'''

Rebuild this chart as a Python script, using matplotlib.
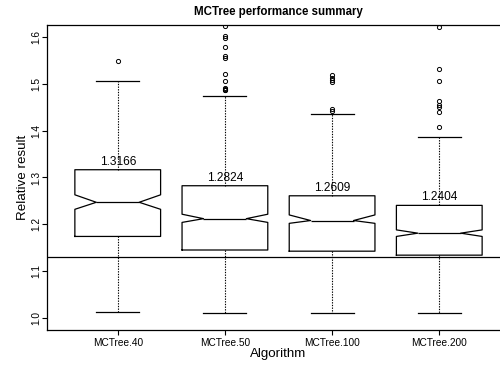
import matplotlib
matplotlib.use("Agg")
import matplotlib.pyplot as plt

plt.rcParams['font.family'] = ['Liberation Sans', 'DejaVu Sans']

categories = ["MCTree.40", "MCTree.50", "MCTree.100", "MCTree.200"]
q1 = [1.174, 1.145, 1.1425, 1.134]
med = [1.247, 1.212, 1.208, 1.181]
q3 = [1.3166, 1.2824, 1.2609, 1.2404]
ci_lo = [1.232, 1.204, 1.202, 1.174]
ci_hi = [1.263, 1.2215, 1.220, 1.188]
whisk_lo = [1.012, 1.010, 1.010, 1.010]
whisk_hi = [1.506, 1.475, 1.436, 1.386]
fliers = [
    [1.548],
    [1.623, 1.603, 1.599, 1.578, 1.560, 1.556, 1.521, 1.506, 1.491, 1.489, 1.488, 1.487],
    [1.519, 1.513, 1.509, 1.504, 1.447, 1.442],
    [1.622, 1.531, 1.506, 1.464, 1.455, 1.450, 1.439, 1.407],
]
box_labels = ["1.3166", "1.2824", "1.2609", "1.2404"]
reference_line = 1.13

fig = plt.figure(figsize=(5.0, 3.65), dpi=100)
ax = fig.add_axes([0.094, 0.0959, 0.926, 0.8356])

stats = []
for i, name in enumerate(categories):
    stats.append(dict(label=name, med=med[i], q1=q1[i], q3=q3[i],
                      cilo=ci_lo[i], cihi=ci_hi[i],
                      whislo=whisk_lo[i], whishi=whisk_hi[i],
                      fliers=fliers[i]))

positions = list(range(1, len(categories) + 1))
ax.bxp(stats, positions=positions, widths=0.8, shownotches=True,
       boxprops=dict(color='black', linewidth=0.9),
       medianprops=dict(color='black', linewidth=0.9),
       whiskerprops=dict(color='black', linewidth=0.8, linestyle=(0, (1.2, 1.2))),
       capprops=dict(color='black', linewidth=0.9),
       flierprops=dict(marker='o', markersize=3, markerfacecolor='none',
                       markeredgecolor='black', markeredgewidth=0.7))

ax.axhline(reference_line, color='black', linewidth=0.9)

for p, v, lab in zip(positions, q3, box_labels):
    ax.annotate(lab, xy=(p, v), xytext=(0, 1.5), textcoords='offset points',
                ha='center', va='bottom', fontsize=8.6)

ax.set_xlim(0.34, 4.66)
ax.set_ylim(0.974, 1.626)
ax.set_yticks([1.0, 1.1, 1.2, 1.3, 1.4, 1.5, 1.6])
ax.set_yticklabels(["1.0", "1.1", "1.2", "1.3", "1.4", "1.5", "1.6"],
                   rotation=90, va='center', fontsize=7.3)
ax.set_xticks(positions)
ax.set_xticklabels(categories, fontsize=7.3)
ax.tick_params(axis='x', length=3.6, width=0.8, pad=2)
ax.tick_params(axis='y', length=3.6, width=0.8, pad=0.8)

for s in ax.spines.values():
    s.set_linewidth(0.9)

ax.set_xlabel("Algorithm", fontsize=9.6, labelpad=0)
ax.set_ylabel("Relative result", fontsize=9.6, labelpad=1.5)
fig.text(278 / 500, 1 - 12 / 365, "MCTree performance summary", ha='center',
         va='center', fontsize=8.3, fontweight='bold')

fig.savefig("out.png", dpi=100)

'''

• [Task prompt] Set the data above down again exactly as given, with no pictures.

• [Solution to this task]
Rebuild this chart as a Python script, using matplotlib.
import matplotlib
matplotlib.use("Agg")
import matplotlib.pyplot as plt

plt.rcParams['font.family'] = ['Liberation Sans', 'DejaVu Sans']

categories = ["MCTree.40", "MCTree.50", "MCTree.100", "MCTree.200"]
q1 = [1.174, 1.145, 1.1425, 1.134]
med = [1.247, 1.212, 1.208, 1.181]
q3 = [1.3166, 1.2824, 1.2609, 1.2404]
ci_lo = [1.232, 1.204, 1.202, 1.174]
ci_hi = [1.263, 1.2215, 1.220, 1.188]
whisk_lo = [1.012, 1.010, 1.010, 1.010]
whisk_hi = [1.506, 1.475, 1.436, 1.386]
fliers = [
    [1.548],
    [1.623, 1.603, 1.599, 1.578, 1.560, 1.556, 1.521, 1.506, 1.491, 1.489, 1.488, 1.487],
    [1.519, 1.513, 1.509, 1.504, 1.447, 1.442],
    [1.622, 1.531, 1.506, 1.464, 1.455, 1.450, 1.439, 1.407],
]
box_labels = ["1.3166", "1.2824", "1.2609", "1.2404"]
reference_line = 1.13

fig = plt.figure(figsize=(5.0, 3.65), dpi=100)
ax = fig.add_axes([0.094, 0.0959, 0.926, 0.8356])

stats = []
for i, name in enumerate(categories):
    stats.append(dict(label=name, med=med[i], q1=q1[i], q3=q3[i],
                      cilo=ci_lo[i], cihi=ci_hi[i],
                      whislo=whisk_lo[i], whishi=whisk_hi[i],
                      fliers=fliers[i]))

positions = list(range(1, len(categories) + 1))
ax.bxp(stats, positions=positions, widths=0.8, shownotches=True,
       boxprops=dict(color='black', linewidth=0.9),
       medianprops=dict(color='black', linewidth=0.9),
       whiskerprops=dict(color='black', linewidth=0.8, linestyle=(0, (1.2, 1.2))),
       capprops=dict(color='black', linewidth=0.9),
       flierprops=dict(marker='o', markersize=3, markerfacecolor='none',
                       markeredgecolor='black', markeredgewidth=0.7))

ax.axhline(reference_line, color='black', linewidth=0.9)

for p, v, lab in zip(positions, q3, box_labels):
    ax.annotate(lab, xy=(p, v), xytext=(0, 1.5), textcoords='offset points',
                ha='center', va='bottom', fontsize=8.6)

ax.set_xlim(0.34, 4.66)
ax.set_ylim(0.974, 1.626)
ax.set_yticks([1.0, 1.1, 1.2, 1.3, 1.4, 1.5, 1.6])
ax.set_yticklabels(["1.0", "1.1", "1.2", "1.3", "1.4", "1.5", "1.6"],
                   rotation=90, va='center', fontsize=7.3)
ax.set_xticks(positions)
ax.set_xticklabels(categories, fontsize=7.3)
ax.tick_params(axis='x', length=3.6, width=0.8, pad=2)
ax.tick_params(axis='y', length=3.6, width=0.8, pad=0.8)

for s in ax.spines.values():
    s.set_linewidth(0.9)

ax.set_xlabel("Algorithm", fontsize=9.6, labelpad=0)
ax.set_ylabel("Relative result", fontsize=9.6, labelpad=1.5)
fig.text(278 / 500, 1 - 12 / 365, "MCTree performance summary", ha='center',
         va='center', fontsize=8.3, fontweight='bold')

fig.savefig("out.png", dpi=100)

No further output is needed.